Ali İhsan Yavuz´un açıklamalarından satır başları şöyle:
"İstanbul seçim sürecini tüm Türkiye izliyor. İstanbul´da bir şeyler oldu. Bu benim sözüm çok da capsler yapılıyor. Anlattıklarımızın bir o tarafından bir bu tarafından alınarak çok orijinal capsler çıkarılıyor. Gençlerimizin hafızasına hayranım. İstanbul´da kesinlikle bir şeyler oldu net ifade etmek istiyorum. 29 bin oy 13 binlere indiyse, bu şu demektir çok daha arkın azaldığını bize gösteriyor. 16 bin oy başka yerden AKP´nin hanesine yazıldıysa İstanbul´da bir şeylerin olmadığını iddia etmek mümkün değildir. CHP lehine bir şeyler olduğu net ve ortada.
"Siz sesinizi çıkartmazsanız, örtmeye çalışırsanız, manipüle etmeye çalışırsanız bu gelecekte sizi de vurur. Bu Türkiye´nin ikinci partisine yakışmaz diye hep seslendik. Yapılan araştırmalar bize gösterdiyse baştan beri ne söylediysek hepsi doğru çıktı. Biz dedik ki bu seçmen listelerinde ölüler var. CHP dedi ki ölülerin de oy kullanacak halleri yok ya dediler. Kullandıklarını gördük. Cezaevi işlemleri cezaevlerinde oy kullanamazken, sandıkta da oy kullanmışlar.

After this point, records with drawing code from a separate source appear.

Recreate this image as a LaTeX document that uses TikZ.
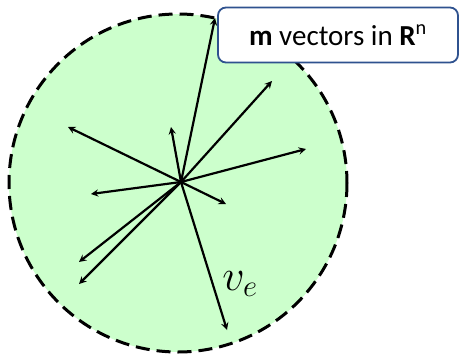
\RequirePackage{fix-cm}
\documentclass[tikz,border=0pt]{standalone}
\usepackage{fontspec}
\newfontfamily\boxfont{Carlito}
\definecolor{ballgreen}{RGB}{204,255,204}
\definecolor{boxblue}{RGB}{47,82,143}
\begin{document}
\begin{tikzpicture}[x=1pt, y=-1pt, line join=round, line cap=round, >=stealth]
	\useasboundingbox (0,0) rectangle (459,354);
	\path
	(178,183) coordinate (C)
	(181,182) coordinate (O)
	(215,18) coordinate (V1)
	(272,81) coordinate (V2)
	(68,127) coordinate (V3)
	(171,127) coordinate (V4)
	(306,149) coordinate (V5)
	(91,194) coordinate (V6)
	(226,204) coordinate (V7)
	(79,262) coordinate (V8)
	(79,284) coordinate (V9)
	(227,330) coordinate (V10)
	;
	\fill[ballgreen] (C) circle (169);
	\draw[line width=3pt, line cap=butt, dash pattern=on 14pt off 7pt] (C) circle (169);
	\foreach \v in {V1,V2,V3,V4,V5,V6,V7,V8,V9,V10}\draw[->, line width=2.2pt] (O)--(\v);
	\node[draw=boxblue, line width=1.8pt, fill=white, rounded corners=8pt, minimum width=240pt, minimum height=55pt, inner sep=0pt, font=\boxfont\fontsize{29}{29}\selectfont] (box) at (338,35) {\textbf{m} vectors in \textbf{R}\textsuperscript{n}};
	\node[font=\fontsize{44}{44}\selectfont] (ve) at (240,284) {$v_e$};
\end{tikzpicture}
\end{document}
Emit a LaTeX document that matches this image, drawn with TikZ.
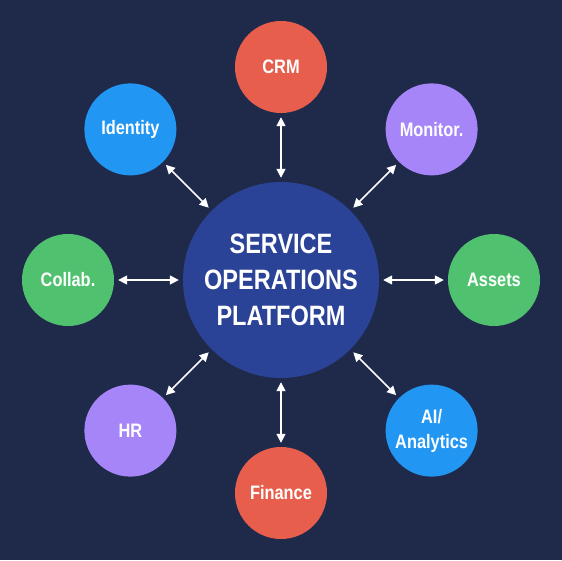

"Bir şeyler oldu ve bu bir şeyler sandık başında, sandık başı organizasyonuyla oldu´ dedik. Bir takı belgeler var açıklayacağım. Ondan sonra biz de süreci kapatacağız. İki yıl öncesinden başlayarak tam bir organizasyon içerisinde sandık başında hile yapmaya dönük bir takım iş ve işlemlerin olduğunu net bir biçimde görüyoruz. YSK´nın 1999 yılında bir kararı var. Seçim hizmetlerinin düzenli ve sağlıklı yürütülebilmesi için sandık kurul başkan ve üyelerinin tarafsız kimselerden oluşması gerekmektedir. Tarafsızlıkları hakkında kuşku duyulan kişilerin başkanlık ettikleri sandıklarla ilgili olarak ileride siyasi partilerce yapılacak itirazlarla ilgili olarak bu belgelerin bu bölgelerdeki seçimlerin iptaline sebebiyet vereceğinden´ diyerek bir karar veriyor. Biz ne diyoruz, sandık başı iş ve işlemler konusunda çok ağır kusurlar ve kasıtlar var. Yine bunun sandık başkanı atamasıyla başladığını söyledik. Mülki idare amirleri listeyi vermesi gerekiyordu vermiş, 134 bin 654 kişiyi vermiş. Ama ilçe seçim kurumları ne hikmetse bunların içinden 39 bin 648 kişiyi yani yüzde 29´unu görevlendirmiş, kalanları görevlendirmemiş. Kalanları görevlendirmemiş de kalanları nereden almış? Bu da önemli. Kalanları diğer kamu görevlilerinden de değil, kamu görevlilerinin dışına çıkarak almış. Seçim yolsuzluğu nasıl bir şey, özellikle CHP´ye sormak gerekir, nasıl oluyor? İlçe seçim kurulunun başkanının bir kararı var elimde. İlçe seçim kurulu başkanı bankalara yazı yazıyor ve diyor ki ´298 saylı kanunun 31. maddesine göre ben her birinizden sandık kurulu başına birini alabilir ve görevlendirebilirim.´ Bunu ne zaman diyor 19.01.2019´da diyor. Peki böyle bir kanun var mı, yok. Bu madde 2017´de mülga edilmiş. Peki bu madde olsaydı, bu anlama mı geliyordu? Yok. İlçe seçim kurulu başkanları yasada yapma yetkisine sahip midir? İlçe seçim kurulları yasaya rağmen açık, net, çok aleni, olan yasa maddesine rağmen kendisi bir kanun koyucu yerine geçerek hüküm verme hakkına sahip midir? Adeta o yapılmıştır. Biz şimdi buna seçim yolsuzluğu demeyeceğiz de ne diyeceğiz!